Drilling risers are key equipment in deepwater drilling and they need to be hung-off with the drilling platform when the typhoon comes. Deformation and vortex-induced vibration occur under the effect of the ocean environment and movement of the drilling platform. The fracture accident may occur while the evacuation parameters are not appropriate. At present, the fact that the dynamic characteristics and mechanism of vortex-induced vibration for the hang-off conditions of deepwater drilling riser under the effect of different ocean environments and drilling platform courses and speeds is limited. It is difficult to insure the safety leave of the drilling riser and platform. The project intends to develop a facility for mechanical behavior of deepwater drilling riser under hang-off conditions based on similarity principle, establish a new dynamic and vortex-induce vibration model for deepwater drilling riser under the hang-off conditions based on experimental results considering ocean environment, drilling platform course and speed, hang-off type, riser system configuration and weight of the lower marine riser package, etc. And study the dynamic characteristics and mechanism of vortex-induced vibration such as deformation, vibration mode and response frequency for deepwater drilling riser under the hang-off conditions through the experimental and theoretical simulation methods. It will solve scientific issues of unclear understanding of the dynamic characteristics and mechanism of vortex-induced vibration for the hang-off conditions of deepwater drilling riser under the effect of different factors such as ocean environments and drilling platform course and speed. Meanwhile, it can provide theoretical guidance for determining evacuation parameters such as riser hang-off length, hang-off type and drilling platform course and speed. What’s more, it has important academic value for understanding the mechanical behavior of the deepwater drilling riser under hang-off conditions, and would expand tubing string mechanics theory of oil and gas well.
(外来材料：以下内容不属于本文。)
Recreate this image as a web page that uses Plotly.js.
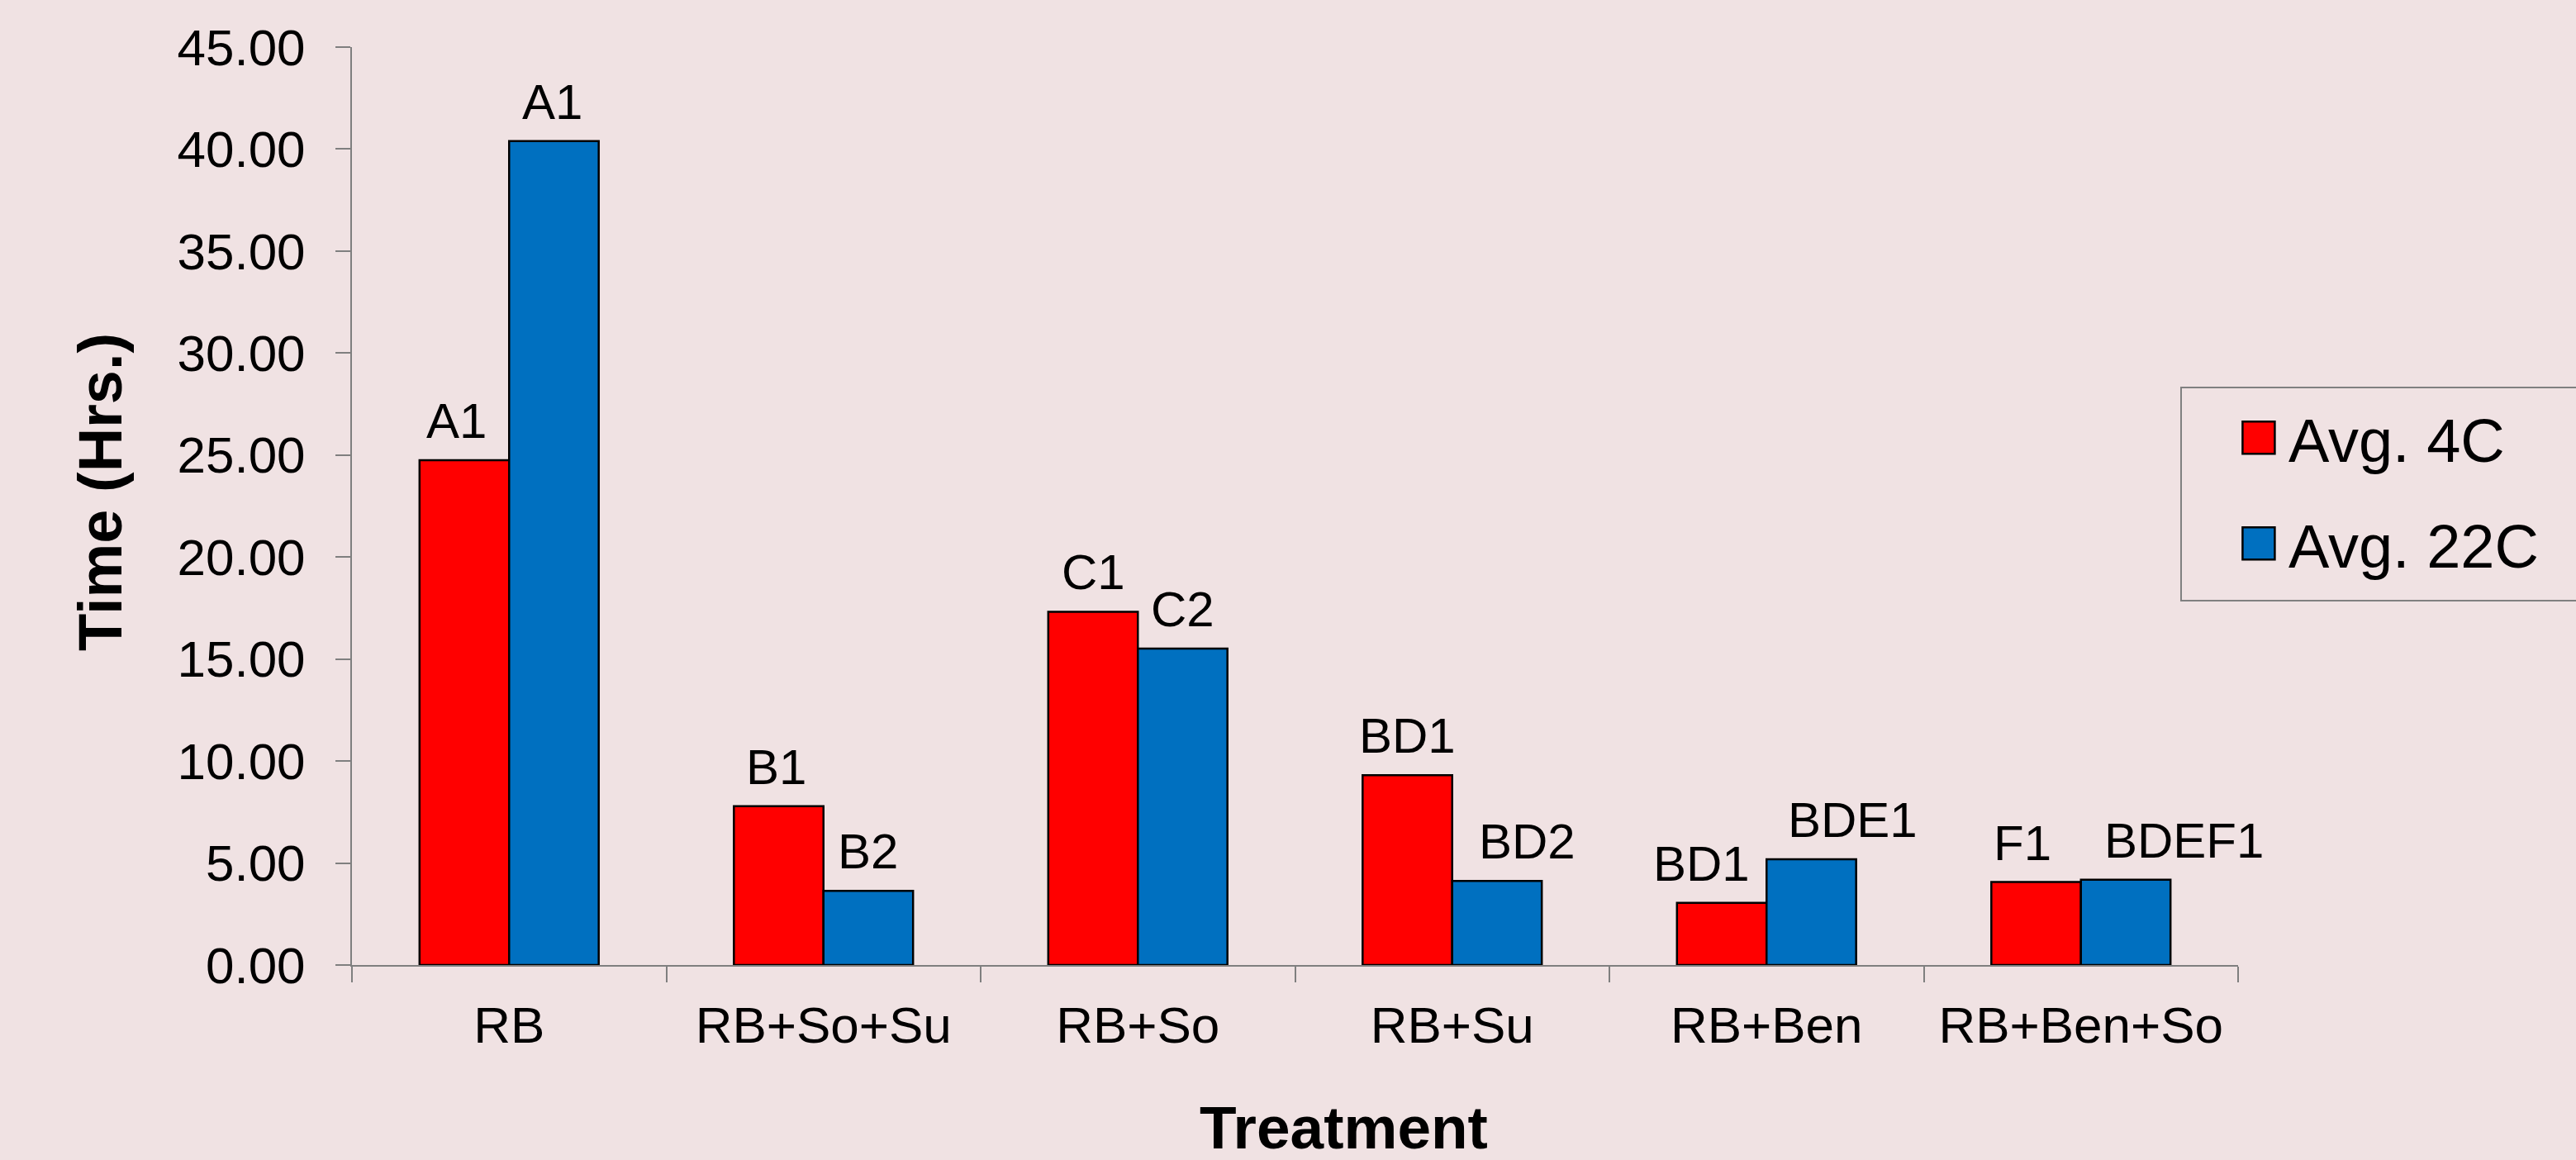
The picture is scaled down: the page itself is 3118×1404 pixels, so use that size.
<!DOCTYPE html>
<html>
<head>
<meta charset="utf-8">
<script src="https://cdn.plot.ly/plotly-3.0.1.min.js"></script>
<style>
  html, body { margin: 0; padding: 0; background: #f0e2e3; }
  #chart { width: 3118px; height: 1404px; }
</style>
</head>
<body>
<div id="chart"></div>
<script>
// ---- data ----
var categories = ['RB', 'RB+So+Su', 'RB+So', 'RB+Su', 'RB+Ben', 'RB+Ben+So'];
var avg4C  = [24.75, 7.79, 17.32, 9.31, 3.05, 4.07];
var avg22C = [40.39, 3.64, 15.51, 4.12, 5.18, 4.18];
var labels4C  = ['A1', 'B1', 'C1', 'BD1', 'BD1', 'F1'];
var labels22C = ['A1', 'B2', 'C2', 'BD2', 'BDE1', 'BDEF1'];
var seriesNames = ['Avg. 4C', 'Avg. 22C'];
var xTitle = 'Treatment';
var yTitle = 'Time (Hrs.)';

// ---- styles ----
var FONT = 'Liberation Sans, Arial, Helvetica, sans-serif';
var BG = '#f0e2e3';
var AXIS = '#7f7f7f';
var BARGAP = 0.43;
// small horizontal nudges (px) of the letter labels, as placed in the reference
var nudge4C  = [-10, -3, 0, 0, -25, -17];
var nudge22C = [-2, 0, 0, 37, 50, 71];

var data = [
  {
    type: 'bar', name: seriesNames[0], x: categories, y: avg4C,
    marker: { color: '#ff0000', line: { color: '#000000', width: 2.5 } },
    legendgroup: 'g1', hoverinfo: 'none'
  },
  {
    type: 'bar', name: seriesNames[1], x: categories, y: avg22C,
    marker: { color: '#0070c0', line: { color: '#000000', width: 2.5 } },
    legendgroup: 'g2', hoverinfo: 'none'
  }
];

// letter labels above each bar, positioned from the data through the axes
var half = (1 - BARGAP) / 4;
var labelFont = { family: FONT, size: 60, color: '#000' };
var annotations = [];
categories.forEach(function (c, i) {
  annotations.push({
    xref: 'x', yref: 'y', x: i - half, y: avg4C[i], text: labels4C[i],
    showarrow: false, xanchor: 'center', yanchor: 'bottom', yshift: 12, xshift: nudge4C[i],
    font: labelFont
  });
  annotations.push({
    xref: 'x', yref: 'y', x: i + half, y: avg22C[i], text: labels22C[i],
    showarrow: false, xanchor: 'center', yanchor: 'bottom', yshift: 12, xshift: nudge22C[i],
    font: labelFont
  });
});
// axis titles
annotations.push({
  xref: 'paper', yref: 'paper', x: 0.5258, y: -0.177, xanchor: 'center', yanchor: 'middle',
  text: xTitle, showarrow: false,
  font: { family: FONT, size: 73, color: '#000', weight: 'bold' }
});
annotations.push({
  xref: 'paper', yref: 'paper', x: -0.1334, y: 0.5153, xanchor: 'center', yanchor: 'middle',
  text: yTitle, textangle: -90, showarrow: false,
  font: { family: FONT, size: 74, color: '#000', weight: 'bold' }
});

var layout = {
  width: 3118, height: 1404,
  paper_bgcolor: BG, plot_bgcolor: BG,
  margin: { l: 426, r: 409, t: 57, b: 236, autoexpand: false },
  font: { family: FONT, color: '#000' },
  barmode: 'group', bargap: BARGAP, bargroupgap: 0,
  showlegend: true,
  legend: {
    x: 0.9693, y: 0.630, xanchor: 'left', yanchor: 'top',
    bgcolor: BG, bordercolor: '#808080', borderwidth: 2,
    font: { family: FONT, size: 74, color: '#000' },
    itemwidth: 119,
    tracegroupgap: 29, itemclick: false, itemdoubleclick: false
  },
  xaxis: {
    type: 'category',
    range: [-0.5, categories.length - 0.5], autorange: false,
    showline: true, linecolor: AXIS, linewidth: 2,
    ticks: 'outside', tickson: 'boundaries', ticklen: 19, tickwidth: 2, tickcolor: AXIS,
    showgrid: false, zeroline: false,
    tickfont: { family: FONT, size: 62, color: '#000' },
    ticklabelstandoff: 18,
    fixedrange: true
  },
  yaxis: {
    range: [0, 45], autorange: false, dtick: 5, tick0: 0, tickformat: '.2f',
    showline: true, linecolor: AXIS, linewidth: 2,
    ticks: 'outside', ticklen: 18, tickwidth: 2, tickcolor: AXIS,
    showgrid: false, zeroline: false,
    tickfont: { family: FONT, size: 62, color: '#000' },
    ticklabelstandoff: 24,
    fixedrange: true
  },
  annotations: annotations
};

Plotly.newPlot('chart', data, layout, { staticPlot: true, displayModeBar: false }).then(function () {
  var bg = document.querySelector('.legend rect.bg');
  if (!bg) return;
  var bgBox = bg.getBoundingClientRect();
  // enlarge legend swatches to the reference's square keys, centred 94px inside the frame
  document.querySelectorAll('.legend .legendpoints path').forEach(function (p) {
    var r = p.getBoundingClientRect();
    var cx = (r.left + r.right) / 2;
    var dx = (bgBox.left + 94) - cx;
    var h = 19.5;
    p.setAttribute('d', 'M' + (dx + h) + ',' + h + 'H' + (dx - h) + 'V' + (-h) + 'H' + (dx + h) + 'Z');
  });
  // taller frame running off the right edge, entries moved down slightly
  var hgt = parseFloat(bg.getAttribute('height')) + 18;
  bg.setAttribute('height', hgt);
  bg.setAttribute('width', '600');
  document.querySelectorAll('clipPath rect').forEach(function (r) {
    var cp = r.parentNode;
    if (cp && cp.id && cp.id.indexOf('legend') >= 0) {
      r.setAttribute('width', '600');
      r.setAttribute('height', hgt);
    }
  });
  document.querySelectorAll('.legend .traces').forEach(function (t) {
    var m = /translate\(\s*([-\d.e]+)[\s,]+([-\d.e]+)\s*\)/.exec(t.getAttribute('transform') || '');
    var x = m ? +m[1] : 0, y = m ? +m[2] : 0;
    t.setAttribute('transform', 'translate(' + x + ',' + (y + 5) + ')');
  });
});
</script>
</body>
</html>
隔水管是深水钻井的关键设备，台风来临时需随平台悬挂撤离，在海洋环境与平台运动作用下产生变形与涡激振动，若撤离参数选择不当会导致安全事故发生。目前，针对海洋环境与平台运动等多因素耦合作用下，隔水管悬挂撤离动力学特性与涡激振动机理认识有限，难以确保隔水管安全撤离。本项目拟基于相似原理建立深水钻井隔水管悬挂撤离力学行为实验装置并开展实验；以实验数据为基础，耦合海洋环境、平台航速与航向、悬挂模式、系统配置和底部总成重量等因素，建立隔水管悬挂撤离动力学与涡激振动分析新模型，采用实验与理论相结合的方式研究隔水管悬挂撤离时变形、振动模态与频率等力学特性，拟解决当前对复杂海况与平台运动耦合作用下隔水管悬挂撤离动力学特性与涡激振动机理认识不清的科学问题，也为隔水管悬挂长度、模式与平台航向航速等参数的确定提供理论指导。研究成果对认识隔水管悬挂撤离力学行为具有重要理论价值，同时也是油气井管柱力学理论的重要发展。

隔水管悬挂撤离时，除受到海洋环境载荷作用外，平台运动也会引起海水对隔水管的载荷作用，极易导致隔水管断裂失效。项目开展以来，基于相似理论设计并研制悬挂撤离模式下隔水管力学行为实验装置，开展了不同海流流速、平台航速与航向、悬挂模式、悬挂长度、隔水管系统配置、LMRP重量等因素耦合作用下隔水管悬挂撤离力学行为实验研究；耦合平台航速与航向、海洋环境载荷、悬挂模式与长度、LMRP重量等因素，建立了悬挂撤离状态下隔水管动力学以及涡激振动模拟模型，并通过实验验证了模型，分析了不同因素耦合作用下隔水管动力及涡激振动特性，评价分析了不同工况下深水钻井隔水管悬挂撤离动力学特性，校核其不同工况下的强度。研究结果表明：悬挂撤离隔水管时，软悬挂模式下，极大应力出现在水面附近；硬悬挂模式下，出现在隔水管与平台连接处。平台和海流的速度直接影响隔水管的变形和弯矩，保持平台撤离方向与撤离速度尽量接近海流方向与速度有利于保障悬挂隔水管的安全。较重的LMRP可以减少隔水管变形和弯矩，但会显著增加隔水管轴向张力以及平台承重，对于悬挂较重LMRP的撤离隔水管可以承受更大的环境负荷以更高的速度撤离。在保证隔水管上部接头安全的情况下，适当回收隔水管减小悬挂长度可以减小整个隔水管的变形；较短的悬挂长度有利于减少隔水管的整体变形，但却反而会导致顶部连接处弯矩增大。软悬挂模式下采用旋转刚度适当较大的的挠性接头则有利于减小隔水管挠性接头以下整体位移与弯矩。与硬悬挂模式相比，软悬挂模式下隔水管整体弯矩与应力都更小，但是由于顶端转角较大容易碰撞月池，软悬挂模式下隔水管所能承受海流作用能力并不能显著优于硬悬挂。因此，平台撤离时不能盲目采用软悬挂或硬悬挂模式，应当结合实际情况选择合适的悬挂模式。研究结果将为优选不同工况下隔水管悬挂撤离模式、悬挂长度、平台航速与航向等参数提供重要的理论依据。